◆ THE EXERCISE ◆
Transcribe the data that follows precisely, omitting nothing.

◆ AVAILABLE DATA ◆
------

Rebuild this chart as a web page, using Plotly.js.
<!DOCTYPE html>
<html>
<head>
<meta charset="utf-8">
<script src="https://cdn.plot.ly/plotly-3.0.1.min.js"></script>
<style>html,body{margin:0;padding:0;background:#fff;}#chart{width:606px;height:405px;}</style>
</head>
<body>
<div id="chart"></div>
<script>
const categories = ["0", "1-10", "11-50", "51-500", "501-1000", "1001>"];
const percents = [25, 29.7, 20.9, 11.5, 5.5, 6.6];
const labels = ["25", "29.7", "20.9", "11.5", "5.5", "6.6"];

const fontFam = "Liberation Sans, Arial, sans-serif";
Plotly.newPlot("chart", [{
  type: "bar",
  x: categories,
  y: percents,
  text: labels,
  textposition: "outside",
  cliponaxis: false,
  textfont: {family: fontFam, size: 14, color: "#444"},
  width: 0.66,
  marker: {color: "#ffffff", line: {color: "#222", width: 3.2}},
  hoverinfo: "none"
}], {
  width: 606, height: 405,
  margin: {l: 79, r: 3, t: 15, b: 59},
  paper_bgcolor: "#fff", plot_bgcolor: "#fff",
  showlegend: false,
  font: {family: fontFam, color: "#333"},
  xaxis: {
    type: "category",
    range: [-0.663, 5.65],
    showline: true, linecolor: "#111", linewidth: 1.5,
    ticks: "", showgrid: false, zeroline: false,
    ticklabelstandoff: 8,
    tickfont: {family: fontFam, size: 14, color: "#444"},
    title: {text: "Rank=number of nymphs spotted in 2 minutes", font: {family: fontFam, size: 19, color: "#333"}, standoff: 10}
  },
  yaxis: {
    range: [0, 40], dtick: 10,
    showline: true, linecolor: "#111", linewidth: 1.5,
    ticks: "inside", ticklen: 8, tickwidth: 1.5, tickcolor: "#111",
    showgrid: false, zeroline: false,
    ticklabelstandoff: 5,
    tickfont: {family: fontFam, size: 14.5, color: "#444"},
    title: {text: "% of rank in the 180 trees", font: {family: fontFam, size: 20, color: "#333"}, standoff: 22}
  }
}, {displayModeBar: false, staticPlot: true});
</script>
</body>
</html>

------

◆ ANSWER ◆
Rebuild this chart as a web page, using Plotly.js.
<!DOCTYPE html>
<html>
<head>
<meta charset="utf-8">
<script src="https://cdn.plot.ly/plotly-3.0.1.min.js"></script>
<style>html,body{margin:0;padding:0;background:#fff;}#chart{width:606px;height:405px;}</style>
</head>
<body>
<div id="chart"></div>
<script>
const categories = ["0", "1-10", "11-50", "51-500", "501-1000", "1001>"];
const percents = [25, 29.7, 20.9, 11.5, 5.5, 6.6];
const labels = ["25", "29.7", "20.9", "11.5", "5.5", "6.6"];

const fontFam = "Liberation Sans, Arial, sans-serif";
Plotly.newPlot("chart", [{
  type: "bar",
  x: categories,
  y: percents,
  text: labels,
  textposition: "outside",
  cliponaxis: false,
  textfont: {family: fontFam, size: 14, color: "#444"},
  width: 0.66,
  marker: {color: "#ffffff", line: {color: "#222", width: 3.2}},
  hoverinfo: "none"
}], {
  width: 606, height: 405,
  margin: {l: 79, r: 3, t: 15, b: 59},
  paper_bgcolor: "#fff", plot_bgcolor: "#fff",
  showlegend: false,
  font: {family: fontFam, color: "#333"},
  xaxis: {
    type: "category",
    range: [-0.663, 5.65],
    showline: true, linecolor: "#111", linewidth: 1.5,
    ticks: "", showgrid: false, zeroline: false,
    ticklabelstandoff: 8,
    tickfont: {family: fontFam, size: 14, color: "#444"},
    title: {text: "Rank=number of nymphs spotted in 2 minutes", font: {family: fontFam, size: 19, color: "#333"}, standoff: 10}
  },
  yaxis: {
    range: [0, 40], dtick: 10,
    showline: true, linecolor: "#111", linewidth: 1.5,
    ticks: "inside", ticklen: 8, tickwidth: 1.5, tickcolor: "#111",
    showgrid: false, zeroline: false,
    ticklabelstandoff: 5,
    tickfont: {family: fontFam, size: 14.5, color: "#444"},
    title: {text: "% of rank in the 180 trees", font: {family: fontFam, size: 20, color: "#333"}, standoff: 22}
  }
}, {displayModeBar: false, staticPlot: true});
</script>
</body>
</html>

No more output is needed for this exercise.